The third issue was one we didn’t think Tom would be able to help with, but we asked anyway. The interior designers were trying to design cabinetry for the family room wall. They were working on it for a few weeks but we didn’t like any of the drawings so far. In the kitchen, we’re trying to bridge the traditional Craftsman/”old-world” design with a more modern design and they did a great job with that. Because the family room and kitchen are one big room, the transition has to be subtle. The problem is that the family room wall will have a TV on it that we want to hide. For our current house, they designed a wall unit in our bedroom that completely hides the TV, yet in plain sight. We wanted that, but not as modern-looking. They did a cabinetry design that looks like woodwork you see in the rest of the house, but then the TV becomes an anachronism. As Gay says, it looks like we built “a tribute to a TV”. If it looks too modern, the entire room looks like we built an addition to the house. We needed something in-between. Tom thought about it for a few minutes, asked us how the kitchen will look and, after a few minutes, suggested building the cabinetry out of hot-rolled blackened steel.
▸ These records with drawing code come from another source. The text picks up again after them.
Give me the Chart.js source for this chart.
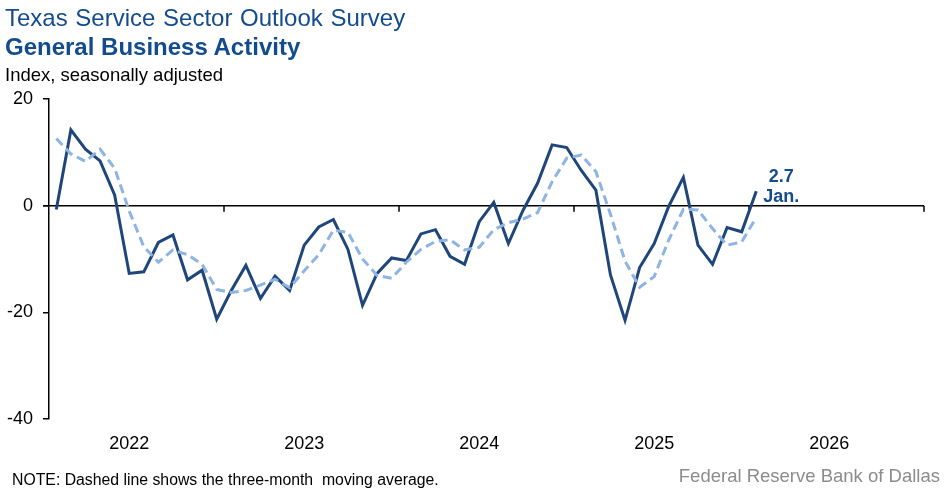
<!DOCTYPE html>
<html>
<head>
<meta charset="utf-8">
<script src="https://cdn.jsdelivr.net/npm/chart.js@4.4.1/dist/chart.umd.min.js"></script>
<style>
  body { margin: 0; background: #fff; font-family: Arial, "Liberation Sans", sans-serif; }
  #wrap { position: relative; width: 949px; height: 493px; overflow: hidden; }
  canvas { position: absolute; left: 0; top: 0; }
  .txt { position: absolute; white-space: nowrap; }
</style>
</head>
<body>
<div id="wrap">
  <canvas id="gbaChart" width="949" height="493"></canvas>
  <div class="txt" style="left:5px; top:6px; font-size:24px; line-height:24px; color:#124c8f; word-spacing:1px;">Texas Service Sector Outlook Survey</div>
  <div class="txt" style="left:5px; top:35px; font-size:24px; line-height:24px; color:#124c8f; font-weight:bold;">General Business Activity</div>
  <div class="txt" style="left:5px; top:66px; font-size:18.5px; line-height:18.5px; color:#000;">Index, seasonally adjusted</div>
  <div class="txt" style="left:12px; top:472px; font-size:15.8px; line-height:15.8px; color:#000;">NOTE: Dashed line shows the three-month&nbsp; moving average.</div>
  <div class="txt" style="right:9px; top:467px; font-size:18.5px; line-height:18.5px; color:#8c8c8c;">Federal Reserve Bank of Dallas</div>
</div>
<script>
// Index mensuel, janv. 2022 -> janv. 2026
const activity = [
  -0.7, 14.2, 10.6, 8.4, 2.0, -12.7, -12.4, -6.9, -5.5, -13.9, -12.1, -21.3,
  -15.9, -11.2, -17.4, -13.2, -15.9, -7.4, -4.0, -2.6, -8.2, -18.7, -12.7, -9.8,
  -10.3, -5.3, -4.5, -9.5, -11.0, -3.0, 0.6, -7.1, -0.9, 4.2, 11.4, 10.9,
  6.6, 2.9, -13.0, -21.5, -11.6, -7.1, -0.1, 5.3, -7.4, -11.0, -4.1, -4.9,
  2.7
];
// moyenne mobile sur 3 mois
const movingAvg = [
  12.6, 9.7, 8.3, 10.6, 7.0, -1.0, -7.7, -10.6, -8.3, -9.2, -11.0, -15.7,
  -16.3, -15.9, -14.9, -13.8, -15.4, -12.2, -9.2, -4.6, -5.0, -10.0, -13.1, -13.6,
  -10.6, -8.2, -6.7, -6.4, -8.3, -7.8, -4.5, -3.2, -2.5, -1.3, 4.5, 8.9,
  9.5, 6.4, -1.6, -10.4, -15.3, -13.3, -6.4, -0.7, -0.8, -4.3, -7.4, -6.8,
  -2.2
];
const yearLabels = ['2022', '2023', '2024', '2025', '2026'];
const yTicks = [20, 0, -20, -40];
const latestMonth = 'Jan.';

// mois centrés : janv. 2022 = 0.5
const toPoints = arr => arr.map((v, i) => ({ x: i + 0.5, y: v }));

const navy = '#1f467a';
const lightBlue = '#8db4e2';
const labelBlue = '#124c8f';

// ligne du zéro + repères d'années
const zeroLine = {
  id: 'zeroLine',
  beforeDatasetsDraw(chart) {
    const { ctx, chartArea, scales: { x, y } } = chart;
    const y0 = y.getPixelForValue(0);
    ctx.save();
    ctx.strokeStyle = '#000';
    ctx.lineWidth = 1.5;
    ctx.beginPath();
    ctx.moveTo(chartArea.left - 6, y0);
    ctx.lineTo(chartArea.right, y0);
    for (let k = 1; k <= yearLabels.length; k++) {
      const px = x.getPixelForValue(k * 12);
      ctx.moveTo(px, y0);
      ctx.lineTo(px, y0 + 6);
    }
    ctx.stroke();
    ctx.restore();
  },
  afterDatasetsDraw(chart) {
    const { ctx, scales: { x, y } } = chart;
    const last = activity.length - 1;
    const px = x.getPixelForValue(last + 0.5);
    const py = y.getPixelForValue(activity[last]);
    ctx.save();
    ctx.fillStyle = labelBlue;
    ctx.font = 'bold 18px Arial, "Liberation Sans", sans-serif';
    ctx.textAlign = 'center';
    ctx.textBaseline = 'alphabetic';
    ctx.fillText(activity[last].toFixed(1), px + 25, py - 9);
    ctx.fillText(latestMonth, px + 25, py + 11);
    ctx.restore();
  }
};

new Chart(document.getElementById('gbaChart'), {
  type: 'line',
  data: {
    datasets: [
      {
        label: 'Moyenne mobile 3 mois',
        data: toPoints(movingAvg),
        borderColor: lightBlue,
        borderWidth: 3,
        borderDash: [9, 5],
        pointRadius: 0,
        tension: 0,
        fill: false
      },
      {
        label: 'Activité générale',
        data: toPoints(activity),
        borderColor: navy,
        borderWidth: 3,
        pointRadius: 0,
        tension: 0,
        fill: false
      }
    ]
  },
  options: {
    responsive: false,
    animation: false,
    devicePixelRatio: 1,
    layout: { padding: { left: 0, top: 99, right: 25, bottom: 0 } },
    plugins: {
      legend: { display: false },
      tooltip: { enabled: false }
    },
    scales: {
      x: {
        type: 'linear',
        min: 0,
        max: 60,
        afterBuildTicks(scale) {
          scale.ticks = yearLabels.map((_, k) => ({ value: k * 12 + 5.5 }));
        },
        afterFit(scale) { scale.height = 74; },
        grid: { display: false, drawTicks: false },
        border: { display: false },
        ticks: {
          autoSkip: false,
          maxRotation: 0,
          padding: 14,
          color: '#000',
          font: { size: 18, family: 'Arial, "Liberation Sans", sans-serif' },
          callback: (v, i) => yearLabels[i]
        }
      },
      y: {
        min: -40,
        max: 20,
        afterBuildTicks(scale) {
          scale.ticks = yTicks.map(v => ({ value: v }));
        },
        afterFit(scale) { scale.width = 49; },
        grid: { drawOnChartArea: false, drawTicks: true, tickLength: 6, color: '#000', lineWidth: 1.5 },
        border: { display: true, color: '#000', width: 1.5 },
        ticks: {
          padding: 10,
          color: '#000',
          font: { size: 18, family: 'Arial, "Liberation Sans", sans-serif' }
        }
      }
    }
  },
  plugins: [zeroLine]
});
</script>
</body>
</html>
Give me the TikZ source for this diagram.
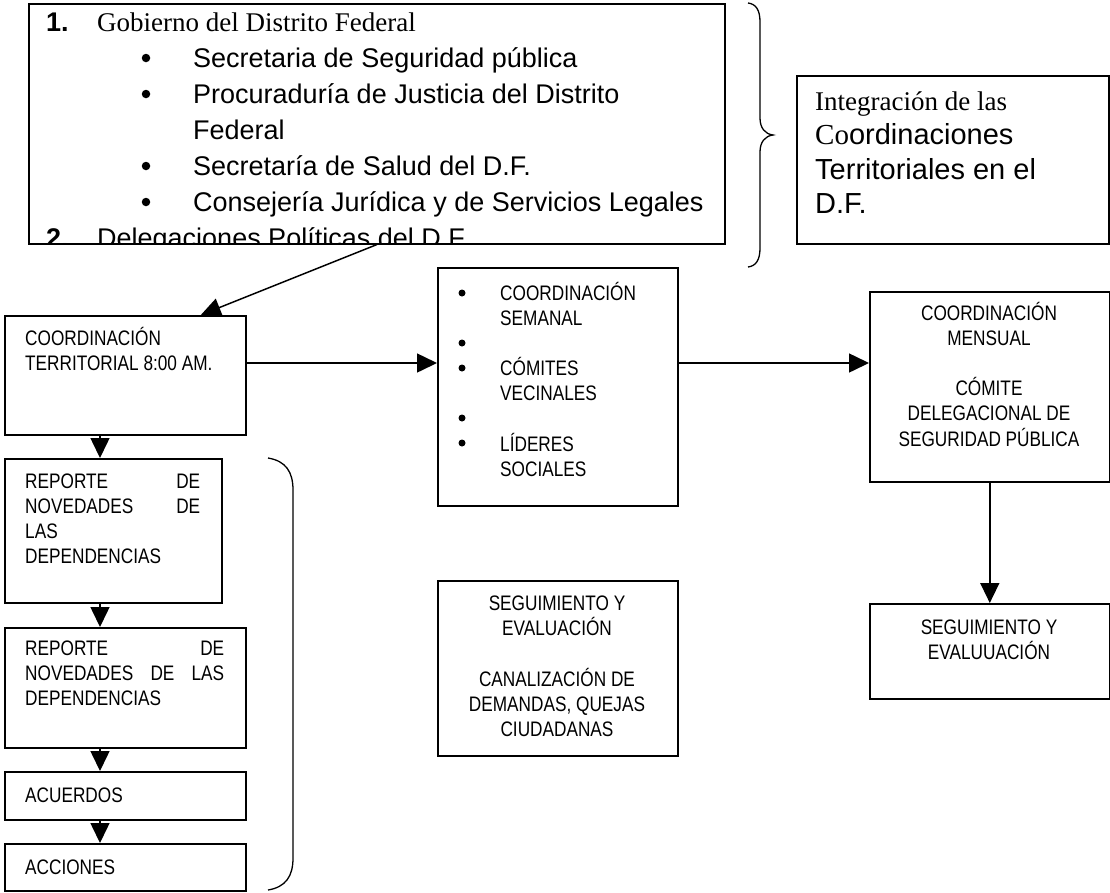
\documentclass[tikz,border=0pt]{standalone}
\usepackage{fontspec}
\setmainfont{Liberation Serif}
\newfontfamily\arial{Liberation Sans}
\newfontfamily\narrow[FakeStretch=0.82]{Liberation Sans}
\usetikzlibrary{arrows.meta,calc}
\begin{document}
\begin{tikzpicture}[x=1pt,y=-1pt,
  box/.style={draw, line width=1.6pt, inner sep=0pt, anchor=north west},
  lab/.style={inner sep=0pt, anchor=base west, font=\narrow\fontsize{21}{25}\selectfont},
  clab/.style={lab, anchor=base},
  big/.style={inner sep=0pt, anchor=base west, font=\arial\fontsize{27}{30}\selectfont},
  dot/.style={circle, fill, inner sep=0pt, minimum size=7pt},
  bdot/.style={circle, fill, inner sep=0pt, minimum size=8.5pt},
  arr/.style={line width=1.5pt, -{Triangle[length=20pt,width=19pt]}},
  brace/.style={line width=1.3pt},
]
\useasboundingbox (0,0) rectangle (1110,892);

% ---- top list box
\node[box, minimum width=696pt, minimum height=240pt] (gdf) at (28,3) {};
\begin{scope}
\clip (gdf.south west) rectangle (gdf.north east);
\node[big] (n1) at (46,31) {\bfseries 1.};
\node[big, font=\rmfamily\fontsize{27}{30}\selectfont] (g0) at (97,31) {Gobierno del Distrito Federal};
\node[bdot] (b1) at (146,58) {};
\node[big] (g1) at (193,67) {Secretaria de Seguridad pública};
\node[bdot] (b2) at (146,94) {};
\node[big] (g2) at (193,103) {Procuraduría de Justicia del Distrito};
\node[big] (g2b) at (193,139) {Federal};
\node[bdot] (b3) at (146,166) {};
\node[big] (g3) at (193,175) {Secretaría de Salud del D.F.};
\node[bdot] (b4) at (146,202) {};
\node[big] (g4) at (193,211) {Consejería Jurídica y de Servicios Legales};
\node[big] (n2) at (46,247) {\bfseries 2.};
\node[big] (g5) at (97,247) {Delegaciones Políticas del D.F.};
\end{scope}

% ---- brace 1
\draw[brace] (748,3) .. controls (756,4) and (760,10) .. (760,22) -- (760,118)
  .. controls (760,128) and (765,134) .. (773,135)
  .. controls (765,136) and (760,142) .. (760,152) -- (760,248)
  .. controls (760,260) and (756,266) .. (748,267);

% ---- integration box
\node[box, minimum width=312pt, minimum height=168pt] (integ) at (796,75) {};
\node[big, font=\rmfamily\fontsize{27}{30}\selectfont] (i1) at (815,110) {Integración de las};
\node[big, font=\fontsize{29}{30}\selectfont] (i2) at (815,144.5) {{\rmfamily Co}{\arial ordinaciones}};
\node[big, font=\arial\fontsize{29}{30}\selectfont] (i3) at (815,179) {Territoriales en el};
\node[big, font=\arial\fontsize{29}{30}\selectfont] (i4) at (815,213.5) {D.F.};

% ---- coordinacion territorial
\node[box, minimum width=241pt, minimum height=119pt] (coord) at (4,315) {};
\node[lab] (ct) at (25,345.5) {\begin{tabular}[t]{@{}l@{}}COORDINACIÓN\\TERRITORIAL 8:00 AM.\end{tabular}};

% ---- middle box
\node[box, minimum width=240pt, minimum height=238pt] (mid) at (437,267) {};
\node[lab] (mt) at (500,300) {\begin{tabular}[t]{@{}l@{}}COORDINACIÓN\\SEMANAL\\ \\CÓMITES\\VECINALES\\ \\LÍDERES\\SOCIALES\end{tabular}};
\node[dot] (mb1) at (462,293) {};
\node[dot] (mb2) at (462,343) {};
\node[dot] (mb3) at (462,368) {};
\node[dot] (mb4) at (462,418) {};
\node[dot] (mb5) at (462,443) {};

% ---- right box
\node[box, minimum width=240pt, minimum height=190pt] (right) at (869,291) {};
\node[clab] (rt) at (989,320) {\begin{tabular}[t]{@{}c@{}}COORDINACIÓN\\MENSUAL\\ \\CÓMITE\\DELEGACIONAL DE\\SEGURIDAD PÚBLICA\end{tabular}};

% ---- left column
\node[box, minimum width=217pt, minimum height=144pt] (rep1) at (4,458) {};
\node[lab] (r1t) at (25,488) {\begin{tabular}[t]{@{}l@{}}\makebox[175pt][s]{REPORTE\hfill DE}\\\makebox[175pt][s]{NOVEDADES\hfill DE}\\LAS\\DEPENDENCIAS\end{tabular}};
\node[box, minimum width=241pt, minimum height=120pt] (rep2) at (4,627) {};
\node[lab] (r2t) at (25,655) {\begin{tabular}[t]{@{}l@{}}\makebox[199pt][s]{REPORTE\hfill DE}\\\makebox[199pt][s]{NOVEDADES\hfill DE\hfill LAS}\\DEPENDENCIAS\end{tabular}};
\node[box, minimum width=241pt, minimum height=48pt] (acu) at (4,771) {};
\node[lab] (acut) at (25,802) {ACUERDOS};
\node[box, minimum width=241pt, minimum height=47pt] (acc) at (4,843) {};
\node[lab] (acct) at (25,874) {ACCIONES};

% ---- brace 2
\draw[brace] (268,458) .. controls (286,461) and (293,472) .. (293,490) -- (293,858)
  .. controls (293,876) and (286,887) .. (268,890);

% ---- seguimiento boxes
\node[box, minimum width=240pt, minimum height=175pt] (segm) at (437,580) {};
\node[clab] (smt) at (557,610) {\begin{tabular}[t]{@{}c@{}}SEGUIMIENTO Y\\EVALUACIÓN\\ \\CANALIZACIÓN DE\\DEMANDAS, QUEJAS\\CIUDADANAS\end{tabular}};
\node[box, minimum width=240pt, minimum height=95pt] (segr) at (869,603) {};
\node[clab] (srt) at (989,634) {\begin{tabular}[t]{@{}c@{}}SEGUIMIENTO Y\\EVALUUACIÓN\end{tabular}};

% ---- connectors
\coordinate (hy) at (0,363);
\coordinate (vx) at (100,0);
\draw[arr] (gdf.south) -- ([xshift=75.5pt]coord.north);
\draw[arr] (coord.east |- hy) -- (mid.west |- hy);
\draw[arr] (mid.east |- hy) -- (right.west |- hy);
\draw[arr] (right.south) -- (segr.north);
\draw[arr] (coord.south -| vx) -- (rep1.north -| vx);
\draw[arr] (rep1.south -| vx) -- (rep2.north -| vx);
\draw[arr] (rep2.south -| vx) -- (acu.north -| vx);
\draw[arr] (acu.south -| vx) -- (acc.north -| vx);
\end{tikzpicture}
\end{document}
Steel looks both modern and old at the same time. It also will kind of match the (blackened) steel shelving we’re going to have along one wall in the kitchen. Perfect.
Tom helped us with some other minor things like the barn doors material (suggested reclaimed wood) in the kitchen and on our offices before our hour was up and he had to go. We spent some more time with Todd and Jim talking about other things and then it was time to go.
An hour of Tom’s time is expensive, but in the end, he saved us a ton of money (and time) so it’s money well-spent. It’s fun to watch someone like him work.